● Exercise task
List each line in which the string "that" appears.

● Task material
=-=-=

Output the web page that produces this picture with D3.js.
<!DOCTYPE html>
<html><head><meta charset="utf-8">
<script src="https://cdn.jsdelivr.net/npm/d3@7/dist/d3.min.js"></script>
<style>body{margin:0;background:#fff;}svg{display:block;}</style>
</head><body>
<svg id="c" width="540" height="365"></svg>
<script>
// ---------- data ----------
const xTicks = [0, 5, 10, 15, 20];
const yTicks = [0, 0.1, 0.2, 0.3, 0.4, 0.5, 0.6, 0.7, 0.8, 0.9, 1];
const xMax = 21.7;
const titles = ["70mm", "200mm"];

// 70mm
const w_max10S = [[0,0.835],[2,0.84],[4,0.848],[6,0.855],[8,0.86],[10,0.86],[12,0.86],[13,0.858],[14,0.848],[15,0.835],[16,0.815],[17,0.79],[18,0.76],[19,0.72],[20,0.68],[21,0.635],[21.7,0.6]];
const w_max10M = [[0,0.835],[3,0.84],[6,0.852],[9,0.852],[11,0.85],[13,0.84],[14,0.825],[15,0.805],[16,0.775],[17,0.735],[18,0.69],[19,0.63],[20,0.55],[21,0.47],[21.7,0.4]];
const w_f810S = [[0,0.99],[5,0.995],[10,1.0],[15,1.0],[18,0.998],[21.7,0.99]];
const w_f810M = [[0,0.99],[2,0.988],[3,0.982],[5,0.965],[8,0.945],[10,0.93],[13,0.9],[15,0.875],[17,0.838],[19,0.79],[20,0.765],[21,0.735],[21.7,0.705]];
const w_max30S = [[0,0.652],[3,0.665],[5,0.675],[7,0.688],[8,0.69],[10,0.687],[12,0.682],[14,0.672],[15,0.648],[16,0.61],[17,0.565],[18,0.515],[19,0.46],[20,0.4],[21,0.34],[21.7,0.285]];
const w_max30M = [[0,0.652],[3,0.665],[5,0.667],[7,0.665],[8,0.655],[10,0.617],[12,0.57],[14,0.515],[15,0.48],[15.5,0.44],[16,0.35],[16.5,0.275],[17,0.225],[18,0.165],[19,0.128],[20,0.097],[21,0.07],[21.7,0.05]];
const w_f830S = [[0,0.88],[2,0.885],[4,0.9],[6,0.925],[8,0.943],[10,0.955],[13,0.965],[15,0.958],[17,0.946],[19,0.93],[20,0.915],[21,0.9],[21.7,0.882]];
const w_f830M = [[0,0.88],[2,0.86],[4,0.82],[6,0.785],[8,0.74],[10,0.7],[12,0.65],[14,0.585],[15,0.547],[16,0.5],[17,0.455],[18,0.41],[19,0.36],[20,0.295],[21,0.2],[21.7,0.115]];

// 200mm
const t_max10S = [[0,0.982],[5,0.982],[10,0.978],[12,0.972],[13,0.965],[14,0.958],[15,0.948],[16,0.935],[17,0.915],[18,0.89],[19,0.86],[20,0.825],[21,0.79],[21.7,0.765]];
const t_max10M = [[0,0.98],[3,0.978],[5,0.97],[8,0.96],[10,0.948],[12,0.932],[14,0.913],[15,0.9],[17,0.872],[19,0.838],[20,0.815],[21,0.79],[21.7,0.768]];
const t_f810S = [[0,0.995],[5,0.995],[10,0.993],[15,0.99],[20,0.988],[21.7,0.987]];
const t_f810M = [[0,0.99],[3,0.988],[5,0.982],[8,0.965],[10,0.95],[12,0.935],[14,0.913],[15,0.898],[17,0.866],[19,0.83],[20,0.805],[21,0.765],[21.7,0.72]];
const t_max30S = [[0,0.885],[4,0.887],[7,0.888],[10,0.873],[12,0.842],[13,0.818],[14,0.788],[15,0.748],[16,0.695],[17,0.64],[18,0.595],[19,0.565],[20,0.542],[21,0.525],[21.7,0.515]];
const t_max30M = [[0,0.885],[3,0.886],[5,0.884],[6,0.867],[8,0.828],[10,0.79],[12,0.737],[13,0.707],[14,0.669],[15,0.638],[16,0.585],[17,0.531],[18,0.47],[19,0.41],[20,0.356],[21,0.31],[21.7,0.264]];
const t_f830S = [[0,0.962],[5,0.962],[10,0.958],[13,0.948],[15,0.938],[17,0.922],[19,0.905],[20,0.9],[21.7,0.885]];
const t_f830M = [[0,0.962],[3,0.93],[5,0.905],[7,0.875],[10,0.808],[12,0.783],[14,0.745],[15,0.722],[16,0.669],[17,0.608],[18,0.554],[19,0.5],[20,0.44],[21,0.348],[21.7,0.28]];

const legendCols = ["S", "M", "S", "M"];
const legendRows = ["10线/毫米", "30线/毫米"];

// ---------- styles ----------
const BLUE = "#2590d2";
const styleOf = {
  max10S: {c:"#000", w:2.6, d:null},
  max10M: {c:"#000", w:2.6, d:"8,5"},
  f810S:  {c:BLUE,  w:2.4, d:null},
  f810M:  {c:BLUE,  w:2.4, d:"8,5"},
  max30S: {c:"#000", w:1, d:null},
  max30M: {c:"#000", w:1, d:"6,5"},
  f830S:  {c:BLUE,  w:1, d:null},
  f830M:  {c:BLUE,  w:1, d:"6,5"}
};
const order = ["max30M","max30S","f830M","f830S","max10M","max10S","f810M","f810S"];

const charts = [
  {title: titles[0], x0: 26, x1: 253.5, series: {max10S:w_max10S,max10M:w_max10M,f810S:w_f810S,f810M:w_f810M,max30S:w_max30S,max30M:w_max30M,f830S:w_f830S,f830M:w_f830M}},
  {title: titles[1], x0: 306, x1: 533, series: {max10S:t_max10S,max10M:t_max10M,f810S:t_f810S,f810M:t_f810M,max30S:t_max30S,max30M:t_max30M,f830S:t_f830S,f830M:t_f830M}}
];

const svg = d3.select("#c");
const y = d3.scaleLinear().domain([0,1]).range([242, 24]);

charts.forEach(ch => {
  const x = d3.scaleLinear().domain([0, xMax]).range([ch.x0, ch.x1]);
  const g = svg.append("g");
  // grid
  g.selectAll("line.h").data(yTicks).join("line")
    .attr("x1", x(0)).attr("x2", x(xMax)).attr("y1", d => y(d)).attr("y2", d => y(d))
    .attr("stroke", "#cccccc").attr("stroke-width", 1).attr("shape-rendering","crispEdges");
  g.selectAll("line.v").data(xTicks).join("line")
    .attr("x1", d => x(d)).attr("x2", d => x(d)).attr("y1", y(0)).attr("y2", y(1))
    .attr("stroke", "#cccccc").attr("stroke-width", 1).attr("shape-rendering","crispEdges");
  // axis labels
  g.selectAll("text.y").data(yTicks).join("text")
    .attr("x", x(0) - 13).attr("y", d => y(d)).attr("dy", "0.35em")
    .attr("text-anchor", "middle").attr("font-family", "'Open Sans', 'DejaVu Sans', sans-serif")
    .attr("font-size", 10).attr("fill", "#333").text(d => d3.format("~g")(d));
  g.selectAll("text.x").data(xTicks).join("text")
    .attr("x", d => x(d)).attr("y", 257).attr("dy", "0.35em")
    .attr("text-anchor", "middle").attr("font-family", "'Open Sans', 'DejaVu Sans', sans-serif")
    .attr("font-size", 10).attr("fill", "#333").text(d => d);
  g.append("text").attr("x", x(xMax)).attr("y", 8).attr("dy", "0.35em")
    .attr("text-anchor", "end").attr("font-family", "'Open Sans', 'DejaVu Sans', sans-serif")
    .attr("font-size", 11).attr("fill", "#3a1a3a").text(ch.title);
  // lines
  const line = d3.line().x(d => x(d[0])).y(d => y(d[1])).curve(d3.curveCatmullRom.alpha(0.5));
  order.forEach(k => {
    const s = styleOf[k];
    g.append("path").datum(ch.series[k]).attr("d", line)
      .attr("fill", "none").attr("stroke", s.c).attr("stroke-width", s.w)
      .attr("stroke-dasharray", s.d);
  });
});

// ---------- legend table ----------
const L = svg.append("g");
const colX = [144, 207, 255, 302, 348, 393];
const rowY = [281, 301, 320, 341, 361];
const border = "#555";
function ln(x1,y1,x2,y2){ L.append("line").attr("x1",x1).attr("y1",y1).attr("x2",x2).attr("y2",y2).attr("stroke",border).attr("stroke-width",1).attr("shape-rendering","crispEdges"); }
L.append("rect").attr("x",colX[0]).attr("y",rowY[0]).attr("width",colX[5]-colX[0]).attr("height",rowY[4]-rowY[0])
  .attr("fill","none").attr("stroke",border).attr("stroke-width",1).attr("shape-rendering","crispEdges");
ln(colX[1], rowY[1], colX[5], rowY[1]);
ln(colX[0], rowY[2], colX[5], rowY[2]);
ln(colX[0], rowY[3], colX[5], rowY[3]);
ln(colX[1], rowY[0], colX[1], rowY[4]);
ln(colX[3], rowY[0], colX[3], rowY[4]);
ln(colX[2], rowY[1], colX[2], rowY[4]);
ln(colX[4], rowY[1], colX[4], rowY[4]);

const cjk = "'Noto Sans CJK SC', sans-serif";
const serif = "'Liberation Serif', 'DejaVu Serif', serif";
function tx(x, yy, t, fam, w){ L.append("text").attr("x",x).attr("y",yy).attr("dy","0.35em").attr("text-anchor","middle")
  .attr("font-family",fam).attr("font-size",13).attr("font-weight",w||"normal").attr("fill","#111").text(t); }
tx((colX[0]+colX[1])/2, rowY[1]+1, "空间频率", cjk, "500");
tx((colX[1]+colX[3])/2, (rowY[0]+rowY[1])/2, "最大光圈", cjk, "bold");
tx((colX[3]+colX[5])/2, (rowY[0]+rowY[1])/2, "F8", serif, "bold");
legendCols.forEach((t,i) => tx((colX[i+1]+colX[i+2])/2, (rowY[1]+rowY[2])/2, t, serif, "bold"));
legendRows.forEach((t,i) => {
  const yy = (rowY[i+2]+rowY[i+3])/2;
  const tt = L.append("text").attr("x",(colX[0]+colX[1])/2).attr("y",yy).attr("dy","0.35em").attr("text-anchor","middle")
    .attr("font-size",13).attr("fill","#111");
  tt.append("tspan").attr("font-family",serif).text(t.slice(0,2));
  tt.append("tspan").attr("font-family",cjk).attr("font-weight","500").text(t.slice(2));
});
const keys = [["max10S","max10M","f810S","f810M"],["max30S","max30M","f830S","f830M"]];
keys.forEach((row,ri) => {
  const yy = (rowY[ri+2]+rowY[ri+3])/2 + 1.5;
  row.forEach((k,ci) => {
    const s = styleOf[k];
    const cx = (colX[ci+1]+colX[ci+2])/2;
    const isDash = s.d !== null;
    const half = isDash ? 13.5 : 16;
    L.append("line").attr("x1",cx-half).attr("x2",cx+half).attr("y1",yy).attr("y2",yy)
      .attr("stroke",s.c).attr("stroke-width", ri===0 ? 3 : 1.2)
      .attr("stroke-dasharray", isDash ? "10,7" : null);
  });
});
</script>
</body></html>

=-=-=

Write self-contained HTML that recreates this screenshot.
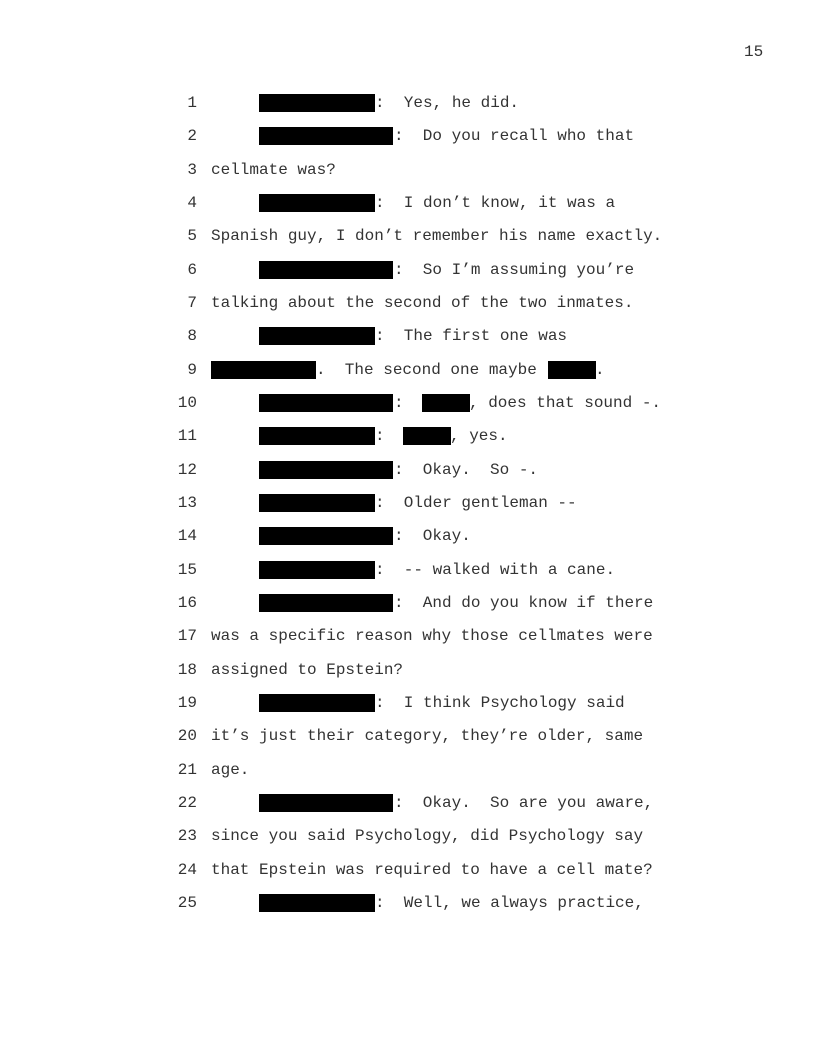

=-=-=

● Expected answer
Output the web page that produces this picture with D3.js.
Write self-contained HTML that recreates this screenshot.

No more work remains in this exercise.